Grandes mares interiores no coração de África
O projeto final também contemplava a construção de várias barragens no rio Congo e a criação de um mar interior no centro de África. Este grande lago artificial estaria por sua vez ligado ao lago Chade, que também aumentaria de nível, tornando possível a criação de um "segundo" Nilo, que desembocaria na Tunísia, ganhando terras aráveis ao Saara e moderando o clima africano, tornando-o mais agradável para os colonos europeus.

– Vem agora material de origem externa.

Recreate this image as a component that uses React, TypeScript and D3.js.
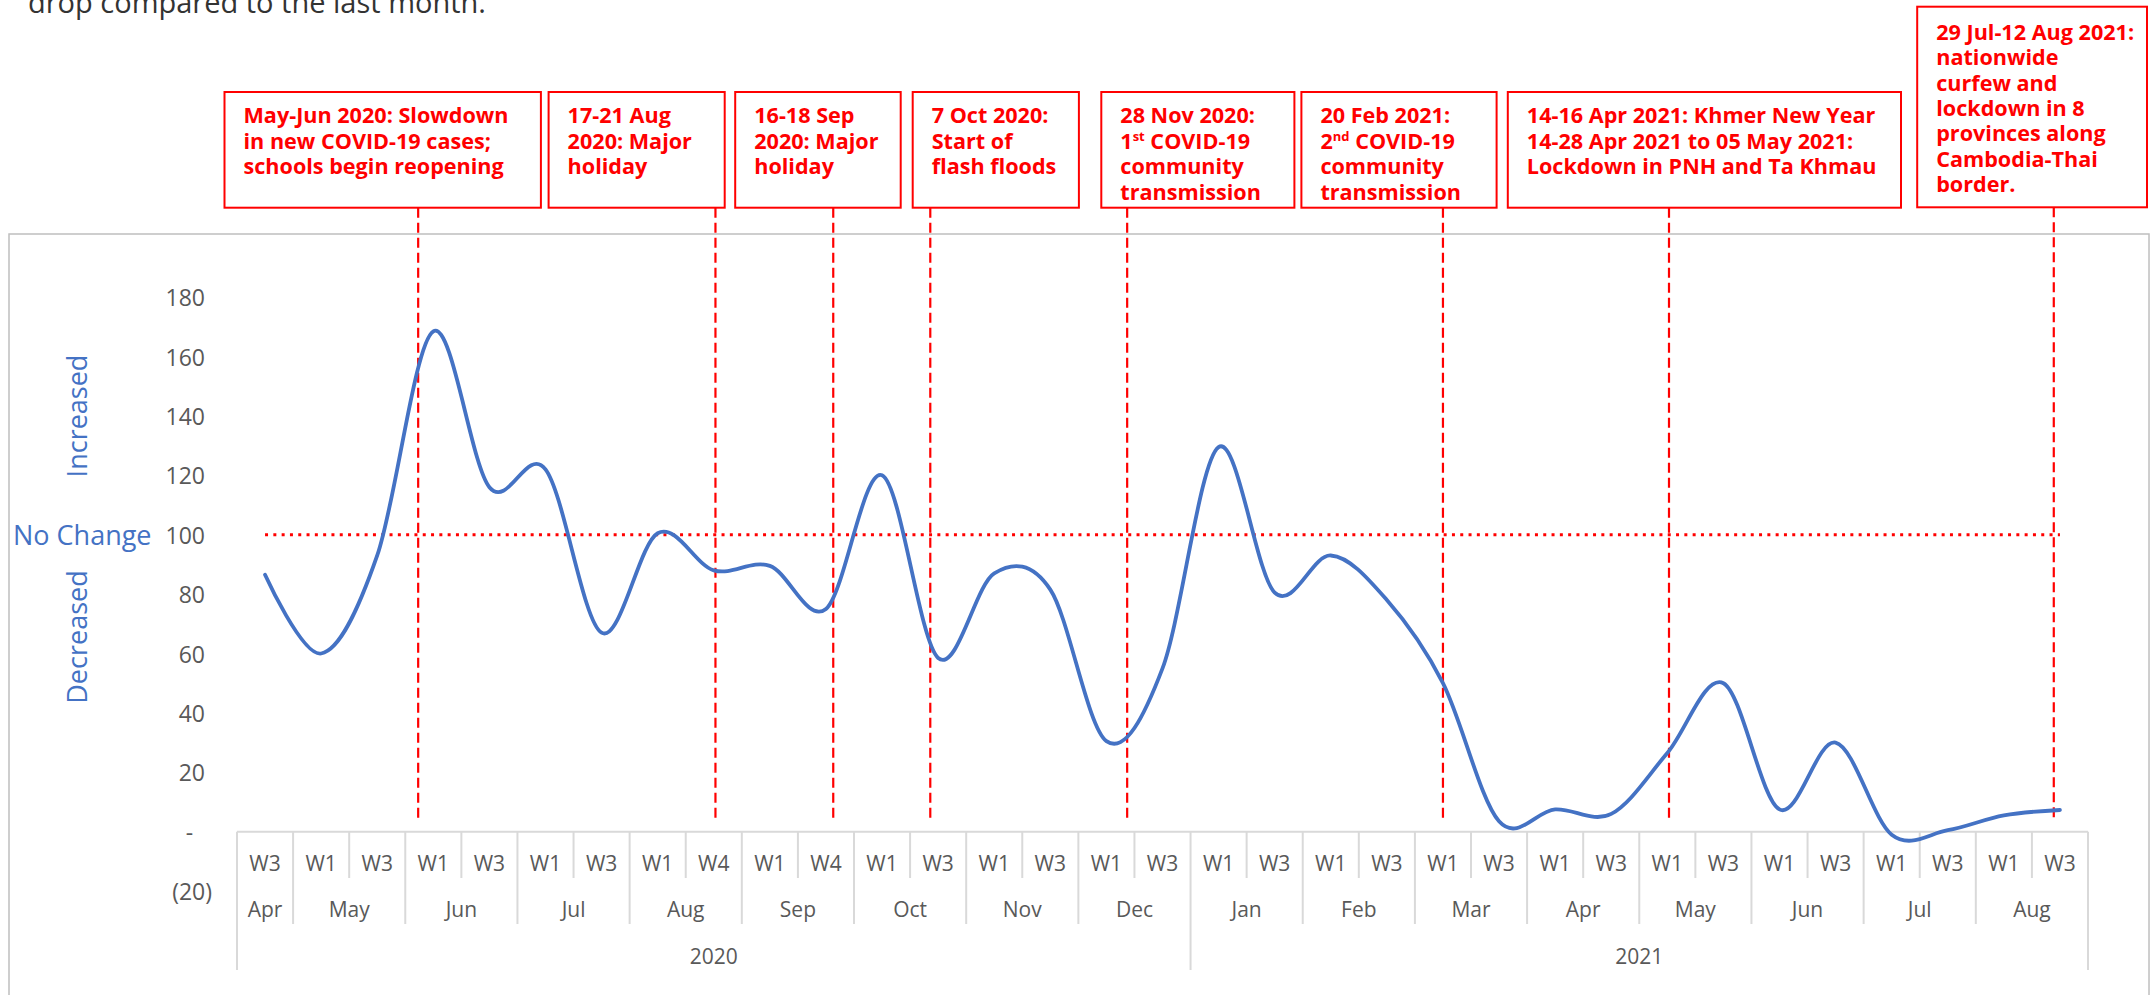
import React from "react";
import * as d3 from "d3";

// ---------- data ----------
const weekLabels = [
  "W3", "W1", "W3", "W1", "W3", "W1", "W3", "W1", "W4", "W1", "W4", "W1", "W3", "W1", "W3", "W1", "W3",
  "W1", "W3", "W1", "W3", "W1", "W3", "W1", "W3", "W1", "W3", "W1", "W3", "W1", "W3", "W1", "W3",
];
const monthLabels = ["Apr", "May", "Jun", "Jul", "Aug", "Sep", "Oct", "Nov", "Dec", "Jan", "Feb", "Mar", "Apr", "May", "Jun", "Jul", "Aug"];
const monthSpans = [1, 2, 2, 2, 2, 2, 2, 2, 2, 2, 2, 2, 2, 2, 2, 2, 2];
const yearLabels = ["2020", "2021"];
const yearSpans = [17, 16];

const values = [
  86.5, 60, 93, 168.5, 116, 122, 67, 100.5, 88, 89.5, 75, 120, 58.5, 87, 81.5, 30.5, 55,
  129.5, 80.5, 93, 78, 50, 3.5, 7.5, 6, 26.5, 50, 7.5, 30, -1, 0.5, 5.5, 7.3,
];

const yTicks = [-20, 0, 20, 40, 60, 80, 100, 120, 140, 160, 180];
const noChangeValue = 100;

// event positions on the category axis (fractional category index)
const eventPositions = [2.73, 8.03, 10.13, 11.86, 15.37, 21.0, 25.03, 31.89];
const eventTexts = [
  ["May-Jun 2020: Slowdown", "in new COVID-19 cases;", "schools begin reopening"],
  ["17-21 Aug", "2020: Major", "holiday"],
  ["16-18 Sep", "2020: Major", "holiday"],
  ["7 Oct 2020:", "Start of", "flash floods"],
  ["28 Nov 2020:", "1{st} COVID-19", "community", "transmission"],
  ["20 Feb 2021:", "2{nd} COVID-19", "community", "transmission"],
  ["14-16 Apr 2021: Khmer New Year", "14-28 Apr 2021 to 05 May 2021:", "Lockdown in PNH and Ta Khmau"],
  ["29 Jul-12 Aug 2021:", "nationwide", "curfew and", "lockdown in 8", "provinces along", "Cambodia-Thai", "border."],
];

// ---------- layout ----------
const W = 2151;
const H = 995;
const FONT = "'Open Sans', 'Noto Sans', sans-serif";
const boxLayout = [
  { x0: 224.5, x1: 540.9, y0: 92, y1: 207.7, ty: 123.3 },
  { x0: 548.6, x1: 724.7, y0: 92, y1: 207.7, ty: 123.3 },
  { x0: 735.2, x1: 900.7, y0: 92, y1: 207.7, ty: 123.3 },
  { x0: 912.7, x1: 1078.9, y0: 92, y1: 207.7, ty: 123.3 },
  { x0: 1101.3, x1: 1294.4, y0: 92, y1: 207.7, ty: 123.3 },
  { x0: 1301.4, x1: 1496.6, y0: 92, y1: 207.7, ty: 123.3 },
  { x0: 1507.8, x1: 1901, y0: 92, y1: 207.7, ty: 123.3 },
  { x0: 1917.2, x1: 2147, y0: 6.7, y1: 207.3, ty: 39.7 },
];

const RED = "#ff0000";
const BLUE = "#4472c4";
const GREY_TEXT = "#595959";
const AXIS = "#d9d9d9";

// Render one annotation line as a single <text>; "{xx}" marks superscript.
function AnnotLine({ line, x, y }: { line: string; x: number; y: number }) {
  const parts = line.split(/\{(\w+)\}/);
  const nodes: React.ReactNode[] = [];
  let pendingDy = 0;
  parts.forEach((p, i) => {
    if (p === "") return;
    if (i % 2 === 1) {
      nodes.push(
        <tspan key={i} fontSize={13} dy={-8}>
          {p}
        </tspan>
      );
      pendingDy = 8;
    } else {
      nodes.push(
        <tspan key={i} dy={pendingDy || undefined}>
          {p}
        </tspan>
      );
      pendingDy = 0;
    }
  });
  return (
    <text x={x} y={y} fontSize={21.6} fontWeight={700} fill={RED}>
      {nodes}
    </text>
  );
}

export default function App() {
  const n = values.length;
  const xf = d3.scaleLinear().domain([-0.5, n - 0.5]).range([237, 2088]);
  const y = d3.scaleLinear().domain([-20, 180]).range([891.1, 297.1]);

  const lineGen = d3
    .line<number>()
    .x((_, i) => xf(i))
    .y((d) => y(d))
    .curve(d3.curveCardinal.tension(0));

  const axisY = y(0);
  const weekRowBottom = 878;
  const monthRowBottom = 924;
  const yearRowBottom = 970;

  const monthBoundaries = new Set<number>();
  let acc = 0;
  monthSpans.forEach((s) => {
    monthBoundaries.add(acc);
    acc += s;
  });
  monthBoundaries.add(acc);
  const yearBoundaries = new Set<number>();
  acc = 0;
  yearSpans.forEach((s) => {
    yearBoundaries.add(acc);
    acc += s;
  });
  yearBoundaries.add(acc);

  const separators = d3.range(n + 1).map((k) => {
    const bottom = yearBoundaries.has(k) ? yearRowBottom : monthBoundaries.has(k) ? monthRowBottom : weekRowBottom;
    return { x: xf(k - 0.5), bottom };
  });

  const monthPos: { label: string; x: number }[] = [];
  acc = 0;
  monthLabels.forEach((m, i) => {
    const s = monthSpans[i];
    monthPos.push({ label: m, x: (xf(acc - 0.5) + xf(acc + s - 0.5)) / 2 });
    acc += s;
  });
  const yearPos: { label: string; x: number }[] = [];
  acc = 0;
  yearLabels.forEach((yl, i) => {
    const s = yearSpans[i];
    yearPos.push({ label: yl, x: (xf(acc - 0.5) + xf(acc + s - 0.5)) / 2 });
    acc += s;
  });

  const tickLabel = (v: number) => {
    if (v === 0) return { text: "-", x: 189.5, anchor: "middle" };
    if (v < 0) return { text: `(${-v})`, x: 212, anchor: "end" };
    return { text: String(v), x: 205, anchor: "end" };
  };

  return (
    <svg
      width={W}
      height={H}
      style={{ position: "absolute", left: 0, top: 0, background: "#fff" }}
      fontFamily={FONT}
    >
      {/* header text fragment (cut off at the top, as in the source) */}
      <text x={28} y={12.5} fontSize={29} fill="#333333">
        drop compared to the last month.
      </text>

      {/* chart area border */}
      <rect x={9} y={234} width={2140} height={800} fill="none" stroke="#bfbfbf" strokeWidth={1.5} />

      {/* y tick labels */}
      {yTicks.map((v) => {
        const t = tickLabel(v);
        return (
          <text
            key={v}
            x={t.x}
            y={y(v)}
            fontSize={23}
            fill={GREY_TEXT}
            textAnchor={t.anchor as any}
            dominantBaseline="central"
          >
            {t.text}
          </text>
        );
      })}

      {/* y annotations */}
      <text x={13} y={y(noChangeValue)} fontSize={27} fill={BLUE} dominantBaseline="central">
        No Change
      </text>
      <text transform={`translate(87, ${416}) rotate(-90)`} fontSize={27} fill={BLUE} textAnchor="middle">
        Increased
      </text>
      <text transform={`translate(87, ${637}) rotate(-90)`} fontSize={27} fill={BLUE} textAnchor="middle">
        Decreased
      </text>

      {/* category axis */}
      <line x1={xf(-0.5)} x2={xf(n - 0.5)} y1={axisY} y2={axisY} stroke={AXIS} strokeWidth={2} />
      {separators.map((s, i) => (
        <line key={i} x1={s.x} x2={s.x} y1={axisY} y2={s.bottom} stroke={AXIS} strokeWidth={2} />
      ))}
      {weekLabels.map((w, i) => (
        <text key={i} x={xf(i)} y={863} fontSize={21} fill={GREY_TEXT} textAnchor="middle" dominantBaseline="central">
          {w}
        </text>
      ))}
      {monthPos.map((m, i) => (
        <text key={i} x={m.x} y={909} fontSize={21} fill={GREY_TEXT} textAnchor="middle" dominantBaseline="central">
          {m.label}
        </text>
      ))}
      {yearPos.map((m, i) => (
        <text key={i} x={m.x} y={956} fontSize={21} fill={GREY_TEXT} textAnchor="middle" dominantBaseline="central">
          {m.label}
        </text>
      ))}

      {/* no change dotted line */}
      <line
        x1={xf(0)}
        x2={xf(n - 1)}
        y1={y(noChangeValue)}
        y2={y(noChangeValue)}
        stroke={RED}
        strokeWidth={3}
        strokeDasharray="3 5.3"
      />

      {/* event lines */}
      {eventPositions.map((p, i) => (
        <line
          key={i}
          x1={xf(p)}
          x2={xf(p)}
          y1={boxLayout[i].y1}
          y2={821}
          stroke={RED}
          strokeWidth={2.2}
          strokeDasharray="10 5"
        />
      ))}

      {/* data line */}
      <path
        d={lineGen(values) || ""}
        fill="none"
        stroke={BLUE}
        strokeWidth={3.8}
        strokeLinecap="round"
        strokeLinejoin="round"
      />

      {/* annotation boxes */}
      {eventTexts.map((lines, i) => {
        const b = boxLayout[i];
        return (
          <g key={i}>
            <rect x={b.x0} y={b.y0} width={b.x1 - b.x0} height={b.y1 - b.y0} fill="#fff" stroke={RED} strokeWidth={2} />
            {lines.map((ln, j) => (
              <AnnotLine key={j} line={ln} x={b.x0 + 19} y={b.ty + j * 25.4} />
            ))}
          </g>
        );
      })}
    </svg>
  );
}
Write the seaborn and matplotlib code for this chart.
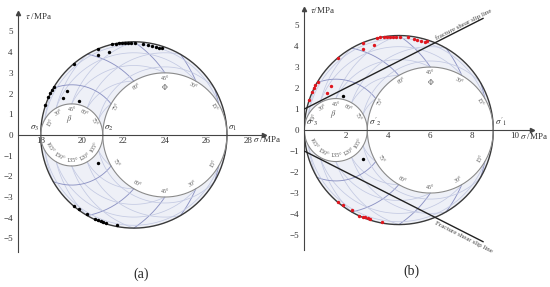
import numpy as np
import pandas as pd
import matplotlib
matplotlib.use('Agg')
import matplotlib.pyplot as plt
from matplotlib.ticker import FixedLocator
import seaborn as sns

# principal stresses (MPa): sigma1, sigma2, sigma3
stress_a = [27, 21, 18]
stress_b = [9, 3, 0]

# panel (a) measured planes
sig_a_up = [18.20, 18.37, 18.45, 18.53, 18.64, 19.62, 20.78, 21.45, 21.62, 21.78, 21.93, 22.08,
            22.22, 22.36, 22.56, 22.96, 23.20, 23.36, 23.57, 23.73, 23.85]
tau_a_up = [1.43, 1.83, 2.02, 2.15, 2.31, 3.43, 4.14, 4.38, 4.41, 4.42, 4.43, 4.44,
            4.45, 4.45, 4.45, 4.41, 4.35, 4.30, 4.26, 4.20, 4.22]
sig_a_low = [19.62, 19.86, 20.25, 20.62, 20.78, 20.90, 21.02, 21.15, 21.70]
tau_a_low = [-3.42, -3.59, -3.83, -4.07, -4.12, -4.15, -4.20, -4.24, -4.36]
sig_a_in = [20.78, 21.30, 19.09, 19.26, 19.86, 20.78]
tau_a_in = [3.87, 4.03, 1.78, 2.12, 1.64, -1.36]

# panel (b) measured planes (red = outside slip lines)
sig_b_red = [0.20, 0.37, 0.45, 0.53, 0.64, 1.62, 2.78, 3.45, 3.62, 3.78, 3.93, 4.08,
             4.22, 4.36, 4.56, 4.96, 5.20, 5.36, 5.57, 5.73, 5.85,
             1.62, 1.86, 2.25, 2.62, 2.78, 2.90, 3.02, 3.15, 3.70,
             2.78, 3.30, 1.09, 1.26]
tau_b_red = [1.43, 1.83, 2.02, 2.15, 2.31, 3.43, 4.14, 4.38, 4.41, 4.42, 4.43, 4.44,
             4.45, 4.45, 4.45, 4.41, 4.35, 4.30, 4.26, 4.20, 4.22,
             -3.42, -3.59, -3.83, -4.07, -4.12, -4.15, -4.20, -4.24, -4.36,
             3.87, 4.03, 1.78, 2.12]
sig_b_blk = [1.86, 2.78]
tau_b_blk = [1.64, -1.36]

# fracture shear slip lines (b)
slip_x = [0.0, 8.52]
slip_up = [1.0, 5.32]
slip_low = [-1.0, -5.32]

angles = [15, 30, 45, 60, 75]
xticks_a = [18, 20, 22, 24, 26, 28]
xticks_b = [2, 4, 6, 8, 10]
yticks = [-5, -4, -3, -2, -1, 0, 1, 2, 3, 4, 5]

sns.set_theme(style='white')
plt.rcParams['font.family'] = ['Liberation Serif', 'DejaVu Serif']
plt.rcParams['mathtext.fontset'] = 'stix'

DARK = '#8d93c4'
LIGHT = '#c3c9e2'
FILL = '#eef0f7'
TXT = '#5a5a5a'


def curve(s, l2, m2, n2):
    s1, s2, s3 = s
    sig = l2 * s1 + m2 * s2 + n2 * s3
    tau = np.sqrt(np.clip(l2 * s1 ** 2 + m2 * s2 ** 2 + n2 * s3 ** 2 - sig ** 2, 0, None))
    return sig, tau


def put_label(ax, cx, r, sx, ty, text, d=0.28):
    th = np.arctan2(ty, sx - cx)
    rot = np.degrees(th) - 90 if ty > 0 else np.degrees(th) + 90
    ax.text(cx + (r - d) * np.cos(th), (r - d) * np.sin(th), text, rotation=rot,
            rotation_mode='anchor', ha='center', va='center', fontsize=4.3, color=TXT)


def draw_mohr(ax, s, primes=False):
    s1, s2, s3 = s
    t = (1 - np.cos(np.linspace(0, np.pi, 300))) / 2
    z = np.zeros_like(t)
    # fill between outer circle and inner circles
    x = np.linspace(s3, s1, 600)
    c0, r0 = (s1 + s3) / 2, (s1 - s3) / 2
    cs, rs = (s2 + s3) / 2, (s2 - s3) / 2
    cr, rr = (s1 + s2) / 2, (s1 - s2) / 2
    yo = np.sqrt(np.clip(r0 ** 2 - (x - c0) ** 2, 0, None))
    yi = np.where(x <= s2, np.sqrt(np.clip(rs ** 2 - (x - cs) ** 2, 0, None)),
                  np.sqrt(np.clip(rr ** 2 - (x - cr) ** 2, 0, None)))
    ax.fill_between(x, yi, yo, color=FILL, lw=0)
    ax.fill_between(x, -yo, -yi, color=FILL, lw=0)

    for a in angles:
        c2 = np.cos(np.radians(a)) ** 2
        for sg in [1, -1]:
            # constant angle to sigma1
            sx, ty = curve(s, z + c2, t * (1 - c2), (1 - t) * (1 - c2))
            ax.plot(sx, sg * ty, color=DARK, lw=0.65)
            # constant angle to sigma3
            sx, ty = curve(s, t * (1 - c2), (1 - t) * (1 - c2), z + c2)
            ax.plot(sx, sg * ty, color=LIGHT, lw=0.55)
            # constant angle to sigma2
            sx, ty = curve(s, t * (1 - c2), z + c2, (1 - t) * (1 - c2))
            ax.plot(sx, sg * ty, color=LIGHT, lw=0.55)
        # labels on sigma3-sigma2 circle
        sx, ty = curve(s, 0, 1 - c2, c2)
        put_label(ax, cs, rs, sx, ty, '%d°' % a)
        put_label(ax, cs, rs, sx, -ty, '%d°' % (180 - a))
        # labels on sigma2-sigma1 circle
        sx, ty = curve(s, c2, 1 - c2, 0)
        put_label(ax, cr, rr, sx, ty, '%d°' % a)
        put_label(ax, cr, rr, sx, -ty, '%d°' % a)

    ax.text(cs - 0.12, rs - 0.72, r'$\beta$', ha='center', va='center', fontsize=6, color=TXT)
    ax.text(cr, rr - 0.7, r'$\Phi$', ha='center', va='center', fontsize=5.5, color=TXT)

    # Mohr circles
    for (l2, m2, n2), col, lw in [((t, z, 1 - t), '#3a3a3a', 1.0),
                                  ((z, t, 1 - t), '#8a8a8a', 0.8),
                                  ((t, 1 - t, z), '#8a8a8a', 0.8)]:
        sx, ty = curve(s, l2, m2, n2)
        ax.plot(sx, ty, color=col, lw=lw)
        ax.plot(sx, -ty, color=col, lw=lw)

    p = "'" if primes else ''
    ax.text(s3 - 0.5 if not primes else s3 + 0.08, 0.1, r"$\sigma%s_3$" % p, fontsize=6.5,
            color='#333333', va='bottom')
    ax.text(s2 + 0.06, 0.1, r"$\sigma%s_2$" % p, fontsize=6.5, color='#333333', va='bottom')
    ax.text(s1 + 0.06, 0.1, r"$\sigma%s_1$" % p, fontsize=6.5, color='#333333', va='bottom')


def style_axes(ax, xlim, ylim, xt):
    ax.set_xlim(xlim)
    ax.set_ylim(ylim)
    ax.spines['right'].set_visible(False)
    ax.spines['top'].set_visible(False)
    ax.spines['bottom'].set_position(('data', 0))
    for sp in ['left', 'bottom']:
        ax.spines[sp].set_color('#444444')
        ax.spines[sp].set_linewidth(0.8)
    ax.xaxis.set_major_locator(FixedLocator(xt))
    ax.xaxis.set_minor_locator(FixedLocator([v + 1 for v in xt[:-1]] + [xt[0] - 1]))
    ax.yaxis.set_major_locator(FixedLocator(yticks))
    ax.tick_params(which='both', direction='in', length=2.5, width=0.6, color='#444444',
                   labelsize=6.5, labelcolor='#333333', pad=1.5)
    ax.tick_params(axis='y', pad=4)
    ax.set_xlabel('')
    ax.set_ylabel('')
    ax.plot(1, 0, '>', color='#444444', ms=3, transform=ax.get_yaxis_transform(), clip_on=False)
    ax.plot(0, 1, '^', color='#444444', ms=3, transform=ax.transAxes, clip_on=False)


fig = plt.figure(figsize=(5.5, 2.87), dpi=100)
ax1 = fig.add_axes([0.0333, 0.123, 0.4467, 0.831])
ax2 = fig.add_axes([0.5533, 0.129, 0.4135, 0.8387])

# (a)
draw_mohr(ax1, stress_a)
pts = pd.DataFrame({'sig': sig_a_up + sig_a_low + sig_a_in, 'tau': tau_a_up + tau_a_low + tau_a_in})
sns.scatterplot(data=pts, x='sig', y='tau', color='black', s=6, linewidth=0, ax=ax1, zorder=5)
style_axes(ax1, (16.92, 28.79), (-5.64, 5.88), xticks_a)
ax1.text(17.24, 5.76, r'$\tau$ /MPa', fontsize=6.5, color='#333333', va='center')
ax1.text(28.27, -0.22, r'$\sigma$ /MPa', fontsize=6.5, color='#333333', va='center', clip_on=False)

# (b)
draw_mohr(ax2, stress_b, primes=True)
sns.scatterplot(x=sig_b_red, y=tau_b_red, color='#e0161e', s=6, linewidth=0, ax=ax2, zorder=5)
sns.scatterplot(x=sig_b_blk, y=tau_b_blk, color='black', s=6, linewidth=0, ax=ax2, zorder=5)
ax2.plot(slip_x, slip_up, color='#222222', lw=1.0, zorder=6)
ax2.plot(slip_x, slip_low, color='#222222', lw=1.0, zorder=6)
k = (slip_up[1] - slip_up[0]) / (slip_x[1] - slip_x[0])
ang = np.degrees(np.arctan(k))
ax2.text(6.3, slip_up[0] + k * 6.3 + 0.05, 'fracture shear slip line', rotation=ang,
         rotation_mode='anchor', ha='left', va='bottom', fontsize=5, color='#444444', clip_on=False)
ax2.text(6.3, slip_low[0] - k * 6.3 - 0.1, 'Fracture shear slip line', rotation=-ang,
         rotation_mode='anchor', ha='left', va='top', fontsize=5, color='#444444', clip_on=False)
style_axes(ax2, (0, 10.83), (-5.71, 5.75), xticks_b)
ax2.text(0.27, 5.71, r'$\tau$/MPa', fontsize=6.5, color='#333333', va='center')
ax2.text(10.27, -0.29, r'$\sigma$ /MPa', fontsize=6.5, color='#333333', va='center', clip_on=False)

fig.text(141 / 550, 1 - 274 / 287, '(a)', ha='center', va='center', fontsize=10)
fig.text(411 / 550, 1 - 271 / 287, '(b)', ha='center', va='center', fontsize=10)

plt.savefig('out.png', dpi=100)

As consequências teriam sido catastróficas na bacia mediterrânica
Felizmente, este plano louco não foi levado a cabo. O arquiteto não teve em conta que o Mediterrâneo se teria tornado em gigantescos lagos hipersalinos semelhantes ao Mar Morto, puros desertos biológicos, nos quais teria sido impossível cultivar, e além disso a precipitação reduziria drasticamente na bacia mediterrânica. Tudo isto teria sido catastrófico para grande parte da flora e fauna da costa mediterrânea, bem como para as vilas e cidades das suas margens.
Além disso, Sörgel não parecia pensar muito sobre como os africanos seriam afetados pelo seu projeto, pois via África como um continente desprovido de história e cultura. Chegou ao ponto de dizer que Atlantropa faria de África um território realmente útil para a Europa.
Na altura, a possibilidade de impulsionar um novo continente foi levada muito a sério por arquitetos, engenheiros e políticos na Alemanha, enquanto que nos países mediterrânicos o projeto foi amplamente criticado. Quando os nazis chegaram ao poder, rejeitaram-no completamente (em parte porque Atlantropa obteve o apoio de alguns judeus ilustres). Sörgel lutaria pelo seu projeto até à sua morte em 1952. Oito anos mais tarde, o Instituto Atlantropa, um organismo dedicado a manter vivo o seu sonho, foi encerrado. Atualmente, todos os detalhes deste projeto falhado podem ser consultados no arquivo alojado no Deutsches Museum em Munique.